Tuesday, May 08, 2007

Day One

I snuggled Griffin a little longer this morning, gave him extra kisses and love, but it still did not diminish the guilt I felt at leaving my sweet little baby today. His eyes seemed sad, as if he sensed something was up, but it could just be my projection of maternal guilt.

I cried in the driveway, cried in the car, cried in the bathroom and cried in my office. I also cried while pumping - breast milk mixed with some tears.

I made it through my first meeting of the day. The meeting was supposed to last all of forty five minutes, but went for two hours. It was at one hour, fifty minutes that I remembered I forgot to wear breast pads. I spent the next ten minutes of the meeting sneaking glances at my own chest to ensure that breast milk wasn't leaking all over my shirt. At the first sign the meeting was adjourned, I ran out of the conference room, arms crossed tightly across my chest, seeking the safety of my office and breast pump.

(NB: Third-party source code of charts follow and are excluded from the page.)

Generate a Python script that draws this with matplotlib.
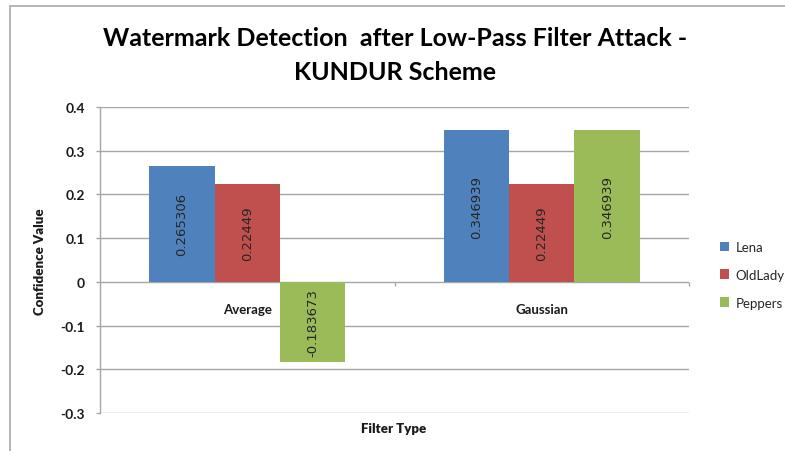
import matplotlib
matplotlib.use("Agg")
import matplotlib.pyplot as plt
from matplotlib.lines import Line2D
import numpy as np

categories = ["Average", "Gaussian"]
series_names = ["Lena", "OldLady", "Peppers"]
lena = [0.265306, 0.346939]
oldlady = [0.22449, 0.22449]
peppers = [-0.183673, 0.346939]
colors = ["#4F81BD", "#C0504D", "#9BBB59"]
yticks = [-0.3, -0.2, -0.1, 0, 0.1, 0.2, 0.3, 0.4]
ytick_labels = ["-0.3", "-0.2", "-0.1", "0", "0.1", "0.2", "0.3", "0.4"]

FONT = ["Lato", "DejaVu Sans"]
plt.rcParams["font.family"] = FONT

W, H = 785, 452
fig = plt.figure(figsize=(W / 100, H / 100), dpi=100)
fig.patch.set_facecolor("white")

# outer chart frame (left and top edges)
frame_c = "#b0b0b0"
fig.add_artist(Line2D([10 / W, 10 / W], [0, 1 - 7 / H], color=frame_c, lw=1.3))
fig.add_artist(Line2D([10 / W, 1], [1 - 7 / H, 1 - 7 / H], color=frame_c, lw=1.3))

left, right = 100 / W, 689 / W
bottom, top = 1 - 414 / H, 1 - 108 / H
ax = fig.add_axes([left, bottom, right - left, top - bottom])

x = np.arange(len(categories))
bw = 1 / 4.5
grid_c = "#a6a6a6"

for y in yticks:
    ax.axhline(y, color=grid_c, lw=1.0, zorder=0)

all_series = [lena, oldlady, peppers]
for i, (vals, name, c) in enumerate(zip(all_series, series_names, colors)):
    pos = x + (i - 1) * bw
    ax.bar(pos, vals, width=bw, color=c, label=name, zorder=2)
    for px, v in zip(pos, vals):
        ax.text(px, v / 2, f"{v:g}", rotation=90, ha="center", va="center",
                fontsize=9.5, color="#262626", zorder=3,
                family=["DejaVu Sans"])

ax.set_xlim(-0.5, 1.5)
ax.set_ylim(-0.3, 0.4)

# category tick marks on the zero line
tick_len = 0.0095
ax.vlines([0.5, 1.5], -tick_len, 0, color=grid_c, lw=1.0, zorder=1,
          clip_on=False)

for xi, lab in zip(x, categories):
    ax.annotate(lab, (xi, 0), xytext=(0, -27), textcoords="offset pixels",
                ha="center", va="center", fontsize=9.5, fontweight="bold",
                color="#1a1a1a")

ax.set_xticks([])
ax.set_yticks(yticks)
ax.set_yticklabels(ytick_labels)
ax.tick_params(axis="y", length=3, width=1, color=grid_c, pad=8,
               labelsize=10)
for lab in ax.get_yticklabels():
    lab.set_fontweight("bold")
    lab.set_color("#1a1a1a")

for s in ["top", "right", "bottom"]:
    ax.spines[s].set_visible(False)
ax.spines["left"].set_color(grid_c)
ax.spines["left"].set_linewidth(1.0)

fig.text(40 / W, 1 - 262 / H, "Confidence Value", rotation=90,
         ha="center", va="center", fontsize=9.5, fontweight="heavy",
         color="#1a1a1a")
fig.text(394 / W, 1 - 429 / H, "Filter Type", ha="center", va="center",
         fontsize=9.5, fontweight="heavy", color="#1a1a1a")

fig.text(395 / W, 1 - 38 / H, "Watermark Detection  after Low-Pass Filter Attack -",
         ha="center", va="center", fontsize=18, fontweight="bold", color="black")
fig.text(395 / W, 1 - 72 / H, "KUNDUR Scheme",
         ha="center", va="center", fontsize=18, fontweight="bold", color="black")

leg = fig.legend(loc="upper left",
                 bbox_to_anchor=(708 / W, 1 - 230 / H), frameon=False,
                 fontsize=9.5, handlelength=0.7, handleheight=0.7,
                 labelspacing=1.2, handletextpad=0.5)
for t in leg.get_texts():
    t.set_color("#262626")

fig.savefig("out.png", dpi=100, facecolor="white")
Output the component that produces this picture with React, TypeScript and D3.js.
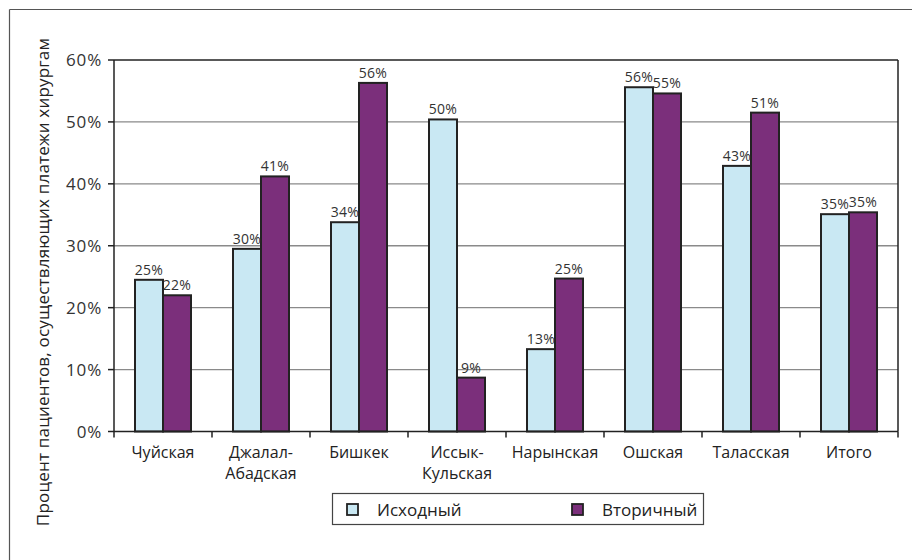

Mid pump and cry fest, I realized I forgot ice packs for my pump cooler. Sigh. Now what? Well, I am storing my breast milk in the fridge for my practice group. How's that for family friendly policies, huh? Let's hope no one mistakes the milk for a refreshing mid-day drink.

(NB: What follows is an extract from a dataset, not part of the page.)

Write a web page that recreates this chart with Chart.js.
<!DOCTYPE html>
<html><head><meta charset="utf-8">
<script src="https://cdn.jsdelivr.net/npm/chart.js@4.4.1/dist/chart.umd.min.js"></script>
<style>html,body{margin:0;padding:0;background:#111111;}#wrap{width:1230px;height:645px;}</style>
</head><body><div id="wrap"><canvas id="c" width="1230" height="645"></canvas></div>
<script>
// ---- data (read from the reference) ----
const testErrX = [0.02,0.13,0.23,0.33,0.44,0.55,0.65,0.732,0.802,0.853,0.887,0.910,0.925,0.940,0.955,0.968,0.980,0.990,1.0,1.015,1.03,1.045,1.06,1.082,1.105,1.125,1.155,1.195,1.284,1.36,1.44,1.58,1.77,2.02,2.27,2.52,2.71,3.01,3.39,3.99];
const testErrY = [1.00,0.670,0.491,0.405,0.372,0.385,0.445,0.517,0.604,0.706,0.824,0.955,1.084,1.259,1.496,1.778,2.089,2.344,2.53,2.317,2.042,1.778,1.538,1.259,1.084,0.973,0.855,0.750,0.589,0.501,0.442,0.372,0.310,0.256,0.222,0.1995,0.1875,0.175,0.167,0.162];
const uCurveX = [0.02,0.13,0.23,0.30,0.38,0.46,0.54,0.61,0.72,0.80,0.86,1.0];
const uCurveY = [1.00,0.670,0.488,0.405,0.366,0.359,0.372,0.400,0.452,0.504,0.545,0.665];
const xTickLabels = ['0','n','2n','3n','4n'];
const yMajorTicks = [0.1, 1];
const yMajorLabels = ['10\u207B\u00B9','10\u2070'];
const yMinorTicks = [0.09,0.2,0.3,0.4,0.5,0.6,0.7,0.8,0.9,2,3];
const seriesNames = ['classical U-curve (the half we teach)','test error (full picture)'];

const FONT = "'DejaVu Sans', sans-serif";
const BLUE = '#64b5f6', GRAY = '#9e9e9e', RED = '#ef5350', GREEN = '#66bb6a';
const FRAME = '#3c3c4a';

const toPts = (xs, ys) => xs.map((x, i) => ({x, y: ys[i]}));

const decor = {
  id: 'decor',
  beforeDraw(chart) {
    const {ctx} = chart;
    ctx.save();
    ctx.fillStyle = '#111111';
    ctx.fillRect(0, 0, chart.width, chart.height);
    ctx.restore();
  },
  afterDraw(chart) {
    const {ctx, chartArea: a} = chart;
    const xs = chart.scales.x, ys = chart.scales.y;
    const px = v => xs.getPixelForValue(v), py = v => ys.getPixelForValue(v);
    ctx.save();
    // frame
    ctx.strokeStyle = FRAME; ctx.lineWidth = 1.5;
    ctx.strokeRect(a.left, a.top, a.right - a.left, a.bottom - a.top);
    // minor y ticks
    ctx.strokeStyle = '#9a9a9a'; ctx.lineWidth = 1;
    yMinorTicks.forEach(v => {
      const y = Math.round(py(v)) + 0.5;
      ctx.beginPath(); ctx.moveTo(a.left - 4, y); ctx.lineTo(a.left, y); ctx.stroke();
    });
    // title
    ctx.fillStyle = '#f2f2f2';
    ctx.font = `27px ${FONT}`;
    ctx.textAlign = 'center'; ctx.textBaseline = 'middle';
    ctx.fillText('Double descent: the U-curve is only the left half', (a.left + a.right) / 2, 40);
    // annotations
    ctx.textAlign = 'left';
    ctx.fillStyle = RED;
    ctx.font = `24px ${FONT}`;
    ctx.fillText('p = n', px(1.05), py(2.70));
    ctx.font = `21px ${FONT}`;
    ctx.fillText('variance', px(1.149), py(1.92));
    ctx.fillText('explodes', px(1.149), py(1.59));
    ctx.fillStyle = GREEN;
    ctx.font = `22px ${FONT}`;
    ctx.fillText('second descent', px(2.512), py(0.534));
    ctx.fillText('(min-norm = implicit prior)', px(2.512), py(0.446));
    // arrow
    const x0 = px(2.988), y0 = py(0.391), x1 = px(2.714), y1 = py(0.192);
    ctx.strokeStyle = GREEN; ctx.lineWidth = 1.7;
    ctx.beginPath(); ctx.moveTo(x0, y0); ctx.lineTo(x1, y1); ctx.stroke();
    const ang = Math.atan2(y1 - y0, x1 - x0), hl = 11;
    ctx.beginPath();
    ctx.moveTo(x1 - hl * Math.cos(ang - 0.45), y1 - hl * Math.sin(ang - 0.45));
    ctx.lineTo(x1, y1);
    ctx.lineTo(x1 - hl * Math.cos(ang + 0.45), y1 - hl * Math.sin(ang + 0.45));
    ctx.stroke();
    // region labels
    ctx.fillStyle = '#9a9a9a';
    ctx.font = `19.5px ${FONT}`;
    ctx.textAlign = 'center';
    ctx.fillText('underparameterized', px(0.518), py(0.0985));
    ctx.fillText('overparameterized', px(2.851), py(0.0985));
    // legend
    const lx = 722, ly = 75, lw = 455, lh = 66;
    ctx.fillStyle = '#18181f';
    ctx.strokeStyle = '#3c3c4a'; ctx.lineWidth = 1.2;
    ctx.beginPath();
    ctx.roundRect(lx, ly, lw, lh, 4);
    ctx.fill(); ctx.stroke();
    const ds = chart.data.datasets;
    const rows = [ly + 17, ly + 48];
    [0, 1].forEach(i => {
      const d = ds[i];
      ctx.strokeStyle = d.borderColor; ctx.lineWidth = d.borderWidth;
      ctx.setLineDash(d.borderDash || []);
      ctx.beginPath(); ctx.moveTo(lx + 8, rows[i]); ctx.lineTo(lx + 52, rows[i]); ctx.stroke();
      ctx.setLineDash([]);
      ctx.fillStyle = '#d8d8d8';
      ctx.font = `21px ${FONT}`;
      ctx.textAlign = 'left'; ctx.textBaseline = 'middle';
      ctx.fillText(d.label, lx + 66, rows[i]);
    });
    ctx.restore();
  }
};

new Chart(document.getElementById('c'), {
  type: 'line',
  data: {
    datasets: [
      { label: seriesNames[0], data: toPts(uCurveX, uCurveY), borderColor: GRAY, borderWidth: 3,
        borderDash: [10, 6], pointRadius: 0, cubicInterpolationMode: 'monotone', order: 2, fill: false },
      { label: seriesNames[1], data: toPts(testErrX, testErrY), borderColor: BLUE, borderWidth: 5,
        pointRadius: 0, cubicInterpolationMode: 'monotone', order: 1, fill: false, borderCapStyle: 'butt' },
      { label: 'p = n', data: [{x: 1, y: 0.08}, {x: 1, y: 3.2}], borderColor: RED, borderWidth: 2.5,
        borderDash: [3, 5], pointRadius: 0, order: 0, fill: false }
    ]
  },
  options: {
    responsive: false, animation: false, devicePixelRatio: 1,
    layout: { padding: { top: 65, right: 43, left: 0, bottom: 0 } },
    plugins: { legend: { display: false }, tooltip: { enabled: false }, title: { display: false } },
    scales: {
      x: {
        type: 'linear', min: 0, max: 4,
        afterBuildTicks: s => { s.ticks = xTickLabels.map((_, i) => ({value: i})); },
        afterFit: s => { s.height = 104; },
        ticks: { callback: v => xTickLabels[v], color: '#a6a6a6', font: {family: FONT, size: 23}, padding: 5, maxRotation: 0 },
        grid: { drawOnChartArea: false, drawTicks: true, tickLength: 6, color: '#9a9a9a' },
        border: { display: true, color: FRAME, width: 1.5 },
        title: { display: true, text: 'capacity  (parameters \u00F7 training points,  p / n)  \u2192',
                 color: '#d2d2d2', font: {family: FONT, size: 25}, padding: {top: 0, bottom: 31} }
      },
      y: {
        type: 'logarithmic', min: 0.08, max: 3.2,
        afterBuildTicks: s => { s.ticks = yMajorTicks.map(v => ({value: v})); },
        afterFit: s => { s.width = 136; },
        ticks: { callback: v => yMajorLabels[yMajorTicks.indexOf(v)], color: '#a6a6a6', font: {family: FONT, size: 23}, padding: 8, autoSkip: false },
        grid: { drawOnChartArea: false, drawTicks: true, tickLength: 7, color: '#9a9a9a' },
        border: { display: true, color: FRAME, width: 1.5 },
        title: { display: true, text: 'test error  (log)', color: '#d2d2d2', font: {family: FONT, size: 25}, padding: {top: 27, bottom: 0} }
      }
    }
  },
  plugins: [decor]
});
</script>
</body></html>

I miss my baby. But I know I need to work, both for my sanity and my family's financial survival. This does not make me less sad. This does not make me feel less guilty. I guess it is all part of being a working mom.

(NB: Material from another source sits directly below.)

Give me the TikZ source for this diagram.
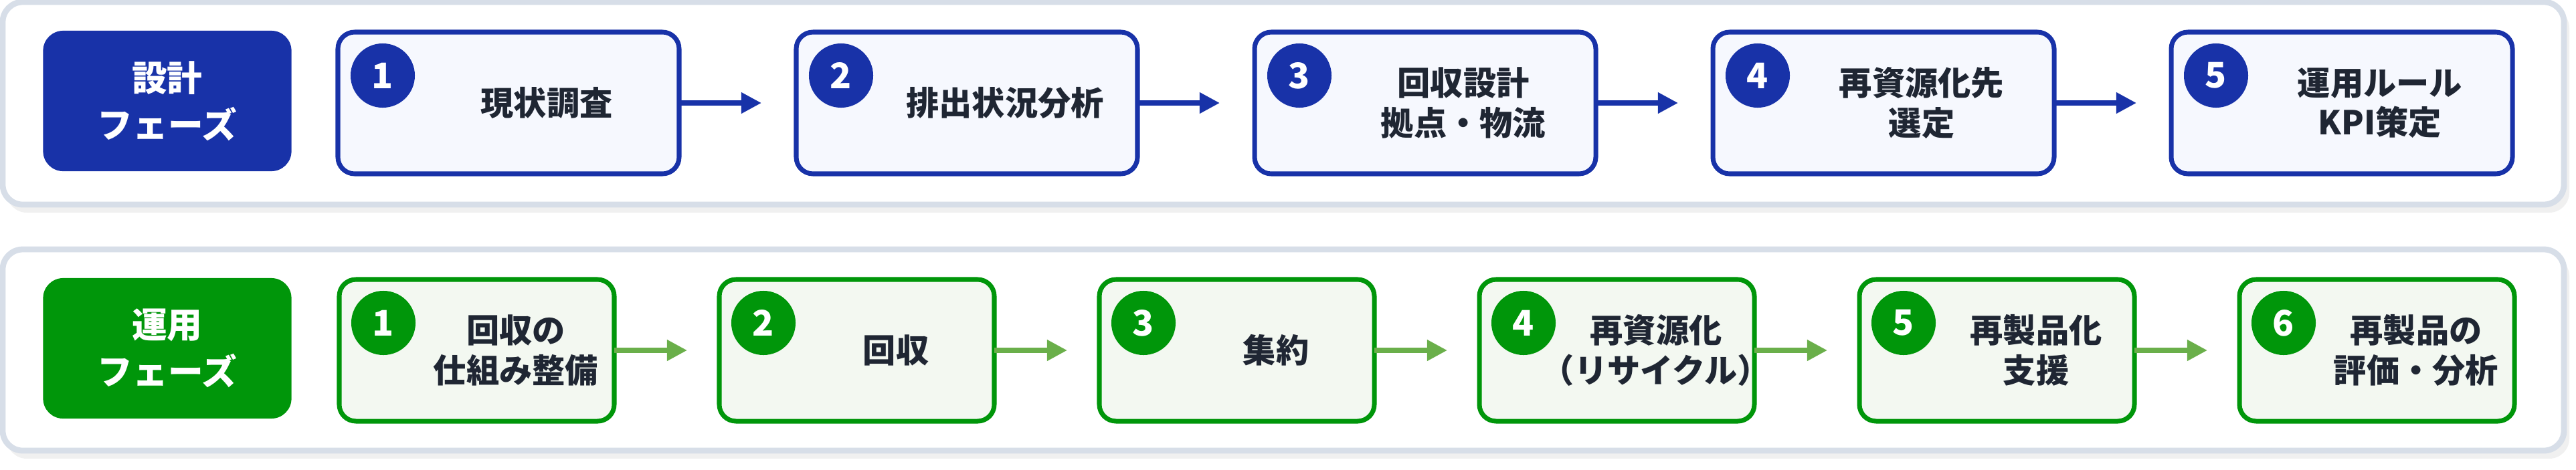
\documentclass[tikz,border=0pt]{standalone}
\usepackage{fontspec}
\setmainfont{Noto Sans CJK JP}
\usetikzlibrary{arrows.meta, positioning}
\definecolor{dblue}{HTML}{1832A8}
\definecolor{dgreen}{HTML}{00960A}
\definecolor{lblue}{HTML}{F6F8FE}
\definecolor{lgreen}{HTML}{F3F8F1}
\definecolor{agreen}{HTML}{6AAF4A}
\definecolor{frame}{HTML}{D7DEE8}
\definecolor{ink}{HTML}{1F2633}
\tikzset{
  panel/.style={draw=frame, line width=2.5pt, fill=white, rounded corners=0.3cm},
  phase/.style={fill=#1, rounded corners=0.3cm, text=white, font=\bfseries\fontsize{15}{20}\selectfont, align=center},
  step/.style={draw=#1, line width=2pt, rounded corners=0.25cm},
  num/.style={circle, fill=#1, minimum size=0.96cm, inner sep=0pt, text=white, font=\bfseries\fontsize{15}{18}\selectfont},
  lbl/.style={text=ink, font=\bfseries\fontsize{14}{17}\selectfont, align=center},
}
\begin{document}
\begin{tikzpicture}[x=0.01cm, y=-0.01cm]
\useasboundingbox (0,0) rectangle (3850,702);
% panels with soft shadow
\fill[black!6, rounded corners=0.3cm] (10,12) rectangle (3840,318);
\draw[panel] (4,3) rectangle (3832,306);
\fill[black!6, rounded corners=0.3cm] (10,383) rectangle (3840,686);
\draw[panel] (4,373) rectangle (3832,674);

% design phase
\node[phase=dblue, minimum width=3.71cm, minimum height=2.1cm] (dp) at (250,151) {設計\\フェーズ};
\foreach \i/\t in {1/現状調査, 2/排出状況分析, 3/回収設計\\拠点・物流, 4/再資源化先\\選定, 5/運用ルール\\KPI策定} {
  \pgfmathsetmacro{\xl}{505+(\i-1)*685}
  \draw[step=dblue, fill=lblue] (\xl,48) rectangle ++(510,212);
  \coordinate (d\i w) at (\xl,154);
  \coordinate (d\i e) at (\xl+510,154);
  \node[num=dblue] (dn\i) at (\xl+67,113) {\i};
  \node[lbl] (dt\i) at (\xl+312,154) {\t};
}
\foreach \i [count=\j from 2] in {1,...,4}
  \draw[dblue, line width=2pt, -{Triangle[length=0.3cm, width=0.3cm]}, shorten >=0.52cm] (d\i e) -- (d\j w);

% operation phase
\node[phase=dgreen, minimum width=3.71cm, minimum height=2.1cm] (op) at (250,521) {運用\\フェーズ};
\foreach \i/\t in {1/回収の\\仕組み整備, 2/回収, 3/集約, 4/再資源化\\（リサイクル）, 5/再製品化\\支援, 6/再製品の\\評価・分析} {
  \pgfmathsetmacro{\xl}{507+(\i-1)*568}
  \draw[step=dgreen, fill=lgreen] (\xl,418) rectangle ++(411,212);
  \coordinate (o\i w) at (\xl,524);
  \coordinate (o\i e) at (\xl+411,524);
  \node[num=dgreen] (on\i) at (\xl+66,483) {\i};
  \node[lbl] (ot\i) at (\xl+264,524) {\t};
}
\foreach \i [count=\j from 2] in {1,...,5}
  \draw[agreen, line width=2pt, -{Triangle[length=0.3cm, width=0.3cm]}, shorten >=0.48cm] (o\i e) -- (o\j w);
\end{tikzpicture}
\end{document}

P.S. Yes, I do have two other children, but while I love them both dearly, they had no idea that there was anything special or out of the ordinary about today. It was a school day, just like any other school day for most of their lives. The only difference from the last five or six months? I came downstairs all dressed in my professional working clothes instead of my regular morning attire of stained, pilling flannel pjs. Aidan even took a break from watching "HigglyTown Heroes" to comment on how much he "loved" my pearls.